Iterate, don't innovate
This talk about recurring revenue extends across game franchises as well. Call of Duty (COD) was created in 2003 and has since sold over 175 million copies.. Graphics, stories, and consoles have all changed along the way, but the brand has remained incredibly robust. In 2013, one edition of Call of Duty brought in over $1 billion in first-day retail sales. Activision must still produce quality products, but it has a tremendous built-in branding advantage over other games in the same genre. These games cost a lot of money to make well, and there is a huge built-in audience who will buy every iteration and expansion pack with a COD moniker.
Even with these massive software sales, Activision doesn't let other revenue streams run dry. According to a press release accompanying Q2 results, the company noted, "Season pass, downloadable content, and micro-transaction offerings [for Call of Duty] have helped drive increased engagement and monetization." Massive upfront sales, increased user engagement, and recurring revenue are the special sauce that leads to the company's prodigious free cash flow. On a trailing-12-month basis, that number came in at $1.3 billion.

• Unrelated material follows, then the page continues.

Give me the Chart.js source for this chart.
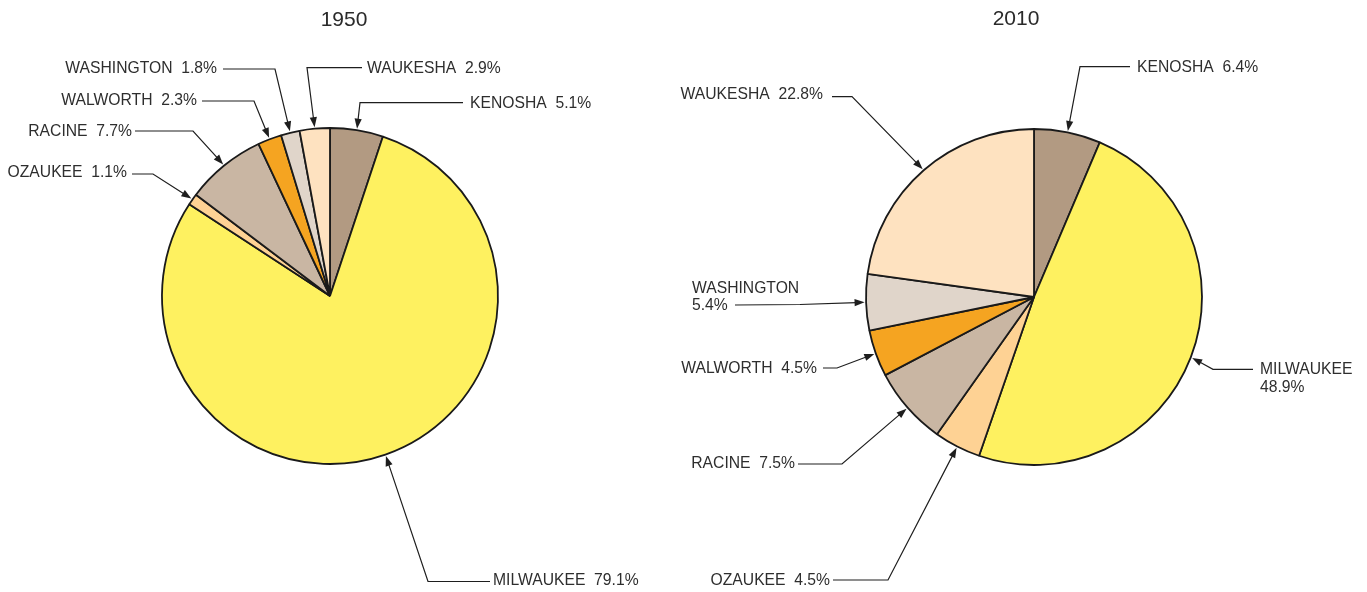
<!DOCTYPE html>
<html>
<head>
<meta charset="utf-8">
<script src="https://cdn.jsdelivr.net/npm/chart.js@4.4.1/dist/chart.umd.min.js"></script>
<style>
  html, body { margin: 0; padding: 0; background: #ffffff; }
  #wrap { position: relative; width: 1367px; height: 592px; overflow: hidden; }
  canvas { position: absolute; left: 0; top: 0; }
</style>
</head>
<body>
<div id="wrap">
  <canvas id="c1950" width="1367" height="592"></canvas>
  <canvas id="c2010" width="1367" height="592"></canvas>
</div>
<script>
// ---- data ----
const counties = ['KENOSHA', 'MILWAUKEE', 'OZAUKEE', 'RACINE', 'WALWORTH', 'WASHINGTON', 'WAUKESHA'];
const years = ['1950', '2010'];
const share1950 = [5.1, 79.1, 1.1, 7.7, 2.3, 1.8, 2.9];
const share2010 = [6.4, 48.9, 4.5, 7.5, 4.5, 5.4, 22.8];
const sliceColors = ['#B29A82', '#FEF160', '#FED294', '#C9B6A3', '#F5A421', '#E0D5CA', '#FEE2C0'];

const FONT = '"Liberation Sans", Arial, Helvetica, sans-serif';

const calloutPlugin = {
  id: 'callouts',
  afterDraw(chart, args, opts) {
    const ctx = chart.ctx;
    const meta = chart.getDatasetMeta(0);
    const values = chart.data.datasets[0].data;
    const names = chart.data.labels;
    ctx.save();
    ctx.fillStyle = '#2a2a2a';
    ctx.font = '21px ' + FONT;
    ctx.textAlign = 'center';
    ctx.textBaseline = 'middle';
    ctx.fillText(opts.title, opts.titleX, opts.titleY);

    ctx.font = '15.7px ' + FONT;
    opts.items.forEach((it, i) => {
      const arc = meta.data[i];
      const p = arc.getProps(['x', 'y', 'startAngle', 'endAngle', 'outerRadius'], true);
      const a = (p.startAngle + p.endAngle) / 2;
      const tip = { x: p.x + Math.cos(a) * (p.outerRadius + 1.5), y: p.y + Math.sin(a) * (p.outerRadius + 1.5) };
      const val = values[i].toFixed(1) + '%';
      const lines = it.split ? [names[i], val] : [names[i] + '  ' + val];
      ctx.fillStyle = '#2e2e2e';
      ctx.textAlign = it.align;
      ctx.textBaseline = 'middle';
      lines.forEach((t, k) => ctx.fillText(t, it.tx, it.ty + k * 17.5));

      // leader line
      ctx.strokeStyle = '#1e1e1e';
      ctx.lineWidth = 1.2;
      ctx.beginPath();
      ctx.moveTo(it.s[0], it.s[1]);
      ctx.lineTo(it.k[0], it.k[1]);
      const dx = tip.x - it.k[0], dy = tip.y - it.k[1];
      const len = Math.hypot(dx, dy);
      const ux = dx / len, uy = dy / len;
      const hl = 10, hw = 3.6;
      ctx.lineTo(tip.x - ux * hl * 0.8, tip.y - uy * hl * 0.8);
      ctx.stroke();
      // arrow head
      ctx.fillStyle = '#1e1e1e';
      ctx.beginPath();
      ctx.moveTo(tip.x, tip.y);
      ctx.lineTo(tip.x - ux * hl - uy * hw, tip.y - uy * hl + ux * hw);
      ctx.lineTo(tip.x - ux * hl + uy * hw, tip.y - uy * hl - ux * hw);
      ctx.closePath();
      ctx.fill();
    });
    ctx.restore();
  }
};

function makePie(id, values, cx, cy, r, callouts) {
  const half = r + 0.9;
  return new Chart(document.getElementById(id), {
    type: 'pie',
    data: {
      labels: counties,
      datasets: [{
        data: values,
        backgroundColor: sliceColors,
        borderColor: '#1a1a1a',
        borderWidth: 1.8,
        borderAlign: 'center'
      }]
    },
    options: {
      responsive: false,
      animation: false,
      devicePixelRatio: 1,
      rotation: 0,
      layout: {
        padding: { left: cx - half, right: 1367 - (cx + half), top: cy - half, bottom: 592 - (cy + half) }
      },
      plugins: {
        legend: { display: false },
        tooltip: { enabled: false },
        callouts: callouts
      },
      events: []
    },
    plugins: [calloutPlugin]
  });
}

makePie('c1950', share1950, 330, 296, 168, {
  title: years[0], titleX: 344, titleY: 20,
  items: [
    { align: 'left',  tx: 470, ty: 103.5, s: [463, 102.7], k: [360, 102.7] },
    { align: 'left',  tx: 493, ty: 581,   s: [490, 581.5], k: [428, 581.5] },
    { align: 'right', tx: 127, ty: 173,   s: [132, 174],   k: [153, 174] },
    { align: 'right', tx: 132, ty: 131.5, s: [135, 131],   k: [193, 131] },
    { align: 'right', tx: 197, ty: 101,   s: [202, 101],   k: [254, 101] },
    { align: 'right', tx: 217, ty: 68.5,  s: [223, 69],    k: [275, 69] },
    { align: 'left',  tx: 367, ty: 68.5,  s: [362, 67.7],  k: [307, 67.7] }
  ]
});

makePie('c2010', share2010, 1034, 297, 168, {
  title: years[1], titleX: 1016, titleY: 19.5,
  items: [
    { align: 'left',  tx: 1137, ty: 68,  s: [1130, 66.7], k: [1080, 66.7] },
    { align: 'left',  tx: 1260, ty: 370, s: [1253, 369.3], k: [1213, 369.3], split: true },
    { align: 'right', tx: 830, ty: 581,  s: [833, 580], k: [888, 580] },
    { align: 'right', tx: 795, ty: 464,  s: [798, 464], k: [842, 464] },
    { align: 'right', tx: 817, ty: 369,  s: [823, 368], k: [837, 368] },
    { align: 'left',  tx: 692, ty: 288.5, s: [735, 305], k: [800, 304.5], split: true },
    { align: 'right', tx: 823, ty: 95,   s: [832, 96.7], k: [852, 96.7] }
  ]
});
</script>
</body>
</html>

What to do with all that cash?
What a company does with the cash it generates is of critical importance for shareholders. Burning it on excessive executive compensation, empire building acquisitions, or imprudent share repurchases can destroy shareholder value. Activision Blizzard has laid out a solid road map for organic growth that involves more than 10 total properties under its corporate umbrella. If it can deploy the same blueprint for its new brands that have proven so successful in the past, these investments should pay off big time.
Some of the cash is returned to shareholders in the form of a dividend. The current yield is less than 1%, but this doesn't concern me for a few reasons. The stock performance has been tremendous over the last 2.5 years, rising around 170%. With that sharp rise, the yield for new investors will be lower. Since instituting the annual dividend in 2010, management has raised it every year, from $0.15 at inception to $0.23, where it stands today. Finally, the payout ratio remains very low at 18%, which means it can comfortably be serviced and raised.
I expect the company to continue to hike its payout for many years to come without any negative impact on investments in new games, franchises, or other business opportunities.
Activision Blizzard is an example of a company that has made a traditionally uncertain business into one of predictability. I feel very confident holding onto my shares for the foreseeable future. It should continue to generate tremendous amounts of excess free cash flow from its subscription businesses and sales of powerfully branded console games like Call of Duty and Skylanders. It also has a great deal of optionality in terms of licensing its characters and brands for use in other mediums, such as a Warcraft film expected to be released in 2016.
Even after its recent run-up, the company's forward P/E remains under 19. I think this is a fair price to pay, and I remain a happy long-term shareholder.